The loop should look like this:

change the data
-> build a new dataset version
-> measure corpus diversity
-> run frozen retrieval probes
-> compare against the previous version
-> decide whether to keep the change

For retrieval, the eval set might contain:

  • text queries with expected nearest documents
  • image queries with expected caption or neighbor matches
  • cross-modal examples, such as text-to-image retrieval
  • hard negatives that should not appear near the top
  • duplicate or near-duplicate probes

Run the same probes against v001 and v002, compare hit rates, and the link between a data decision and retrieval quality becomes measurable rather than anecdotal.

Combined with diversity entropy tracked per version, this creates the feedback loop I actually want:

data decision -> corpus shape -> retrieval quality -> keep or reject

Without that loop, curation is guesswork.

The Honest Takeaway

At demo scale, Ray is overkill.
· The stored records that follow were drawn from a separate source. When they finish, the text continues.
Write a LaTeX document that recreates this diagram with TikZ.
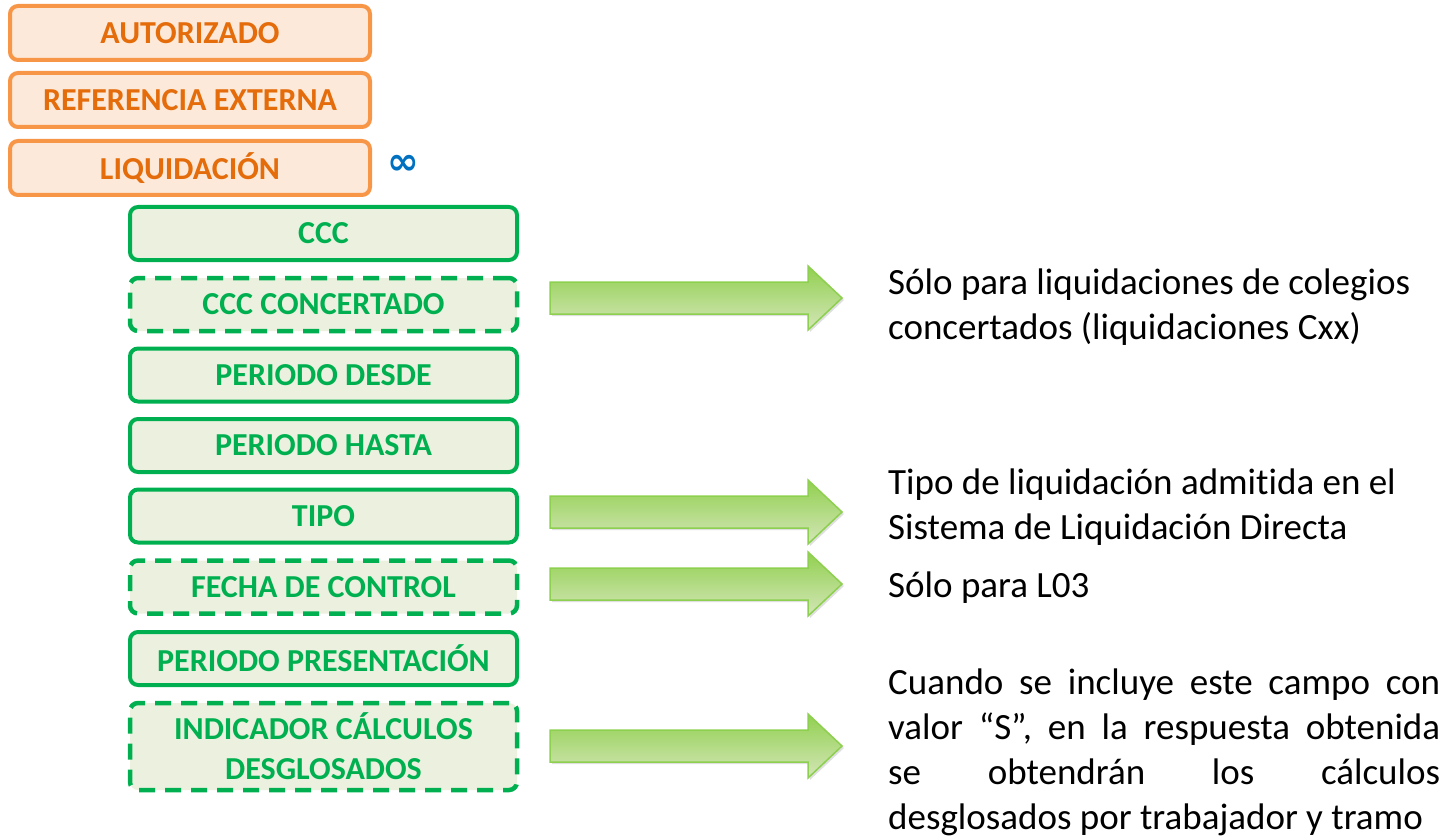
\documentclass[tikz,border=0pt]{standalone}
\usepackage{fontspec}
\setmainfont{Carlito}[Ligatures={NoCommon,NoContextual}, Contextuals=NoAlternate]
\newfontfamily\symfont{DejaVu Sans}
\usepackage{xcolor}
\usepackage{tikz}
\usetikzlibrary{positioning,shadows}
\definecolor{orgline}{HTML}{F79646}
\definecolor{orgfill}{HTML}{FDE9D9}
\definecolor{orgtext}{HTML}{E46C0A}
\definecolor{grnline}{HTML}{00B050}
\definecolor{grnfill}{HTML}{EBF1DE}
\definecolor{arrtop}{HTML}{92D050}
\definecolor{arrbot}{HTML}{D3E6B8}
\definecolor{arrline}{HTML}{8DCF4E}
\definecolor{infblue}{HTML}{0070C0}
\tikzset{
  % --- parent fields (orange) ---
  parentfield/.style={draw=orgline, line width=4pt, rounded corners=8pt,
                      fill=orgfill, text=orgtext, align=center,
                      font=\bfseries\fontsize{32}{36}\selectfont,
                      minimum width=360pt, minimum height=54pt, inner sep=0pt},
  % --- child fields (green): solid = mandatory, dashed = optional ---
  field/.style={draw=grnline, line width=4pt, rounded corners=8pt,
                fill=grnfill, text=grnline, align=center,
                font=\bfseries\fontsize{32}{36}\selectfont,
                minimum width=387pt, minimum height=53pt, inner sep=0pt},
  optfield/.style={field, line width=4.5pt, dash pattern=on 16pt off 10pt},
  % --- block arrows towards the notes ---
  notearrow/.style={line width=1.5pt, draw=arrline, top color=arrtop,
                    bottom color=arrbot,
                    drop shadow={opacity=0.25, shadow xshift=2pt, shadow yshift=-2pt}},
  note/.style={anchor=west, align=left, inner sep=0pt,
               font=\fontsize{37}{45}\selectfont},
  pics/blockarrow/.style={code={
      \path[notearrow] (0,-16) -- (258,-16) -- (258,-32) -- (292,0)
            -- (258,32) -- (258,16) -- (0,16) -- cycle;}},
}
\newcommand{\jline}[1]{\makebox[552pt][s]{#1}}

\begin{document}
\begin{tikzpicture}[x=1pt, y=-1pt]
  \useasboundingbox (0,0) rectangle (1445,837);

  % --- parent elements ---
  \node[parentfield] (autor) at (190,33)  {AUTORIZADO};
  \node[parentfield] (refext) at (190,100) {REFERENCIA EXTERNA};
  \node[parentfield] (liq)   at (190,168) {LIQUIDACIÓN};
  \node[text=infblue, font=\symfont\bfseries\fontsize{38}{38}\selectfont,
        inner sep=0pt] (inf) at (403,165) {∞};

  % --- fields of LIQUIDACION ---
  \node[field]    (ccc)   at (323.5,233.5) {CCC};
  \node[optfield] (cccc)  at (323.5,304.5) {CCC CONCERTADO};
  \node[field]    (desde) at (323.5,375)   {PERIODO DESDE};
  \node[field]    (hasta) at (323.5,445.5) {PERIODO HASTA};
  \node[field]    (tipo)  at (323.5,516)   {TIPO};
  \node[optfield] (fecha) at (323.5,587)   {FECHA DE CONTROL};
  \node[field]    (pres)  at (323.5,658.5) {PERIODO PRESENTACIÓN};
  \node[optfield, minimum height=87pt, font=\bfseries\fontsize{32}{40}\selectfont]
        (indic) at (323.5,746.5) {INDICADOR CÁLCULOS\\DESGLOSADOS};

  % --- arrows ---
  \foreach \y in {298,512,584,746}
      \pic at (550,\y) {blockarrow};

  % --- notes ---
  \node[note] (n1) at (888,307) {Sólo para liquidaciones de colegios\\concertados (liquidaciones Cxx)};
  \node[note] (n2) at (888,507) {Tipo de liquidación admitida en el\\Sistema de Liquidación Directa};
  \node[note] (n3) at (888,588) {Sólo para L03};
  \node[note] (n4) at (888,752)
        {\jline{Cuando se incluye este campo con}\\
         \jline{valor “S”, en la respuesta obtenida}\\
         \jline{se obtendrán los cálculos}\\
         desglosados por trabajador y tramo};
\end{tikzpicture}
\end{document}
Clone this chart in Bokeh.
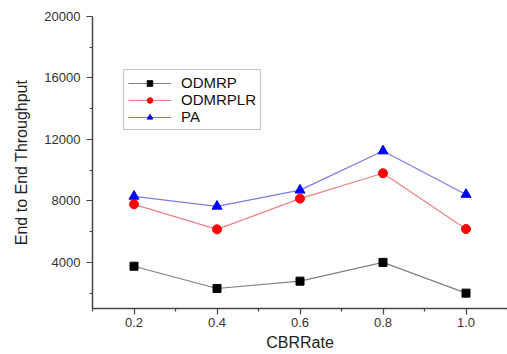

My deduplication is brute force. My metrics validate correctness more than performance.

But the useful result is knowing which parts of the skeleton need to become measurable next:

  • content-addressed storage
  • stateful actors
  • trust boundaries
  • immutable version manifests
  • diversity-tracked dataset evolution
  • evaluation feedback loops

The next version should prove those pieces, not just include them.

I built the skeleton. Now I know where the hard engineering starts: measuring whether each data decision actually improves the dataset.

New Terms

Product Quantization (PQ): A compression technique that chops vectors into sub-vectors and replaces each with a codebook index, reducing storage by orders of magnitude.

IVF (Inverted File Index): A partitioning technique that clusters vectors into groups and only searches the nearest groups at query time, trading some recall for speed.

Shannon Entropy: A metric for how evenly data is spread across clusters. Higher entropy means more even coverage.

Normalized Entropy: Entropy divided by its theoretical maximum, giving a 0-to-1 diversity score comparable across different cluster counts.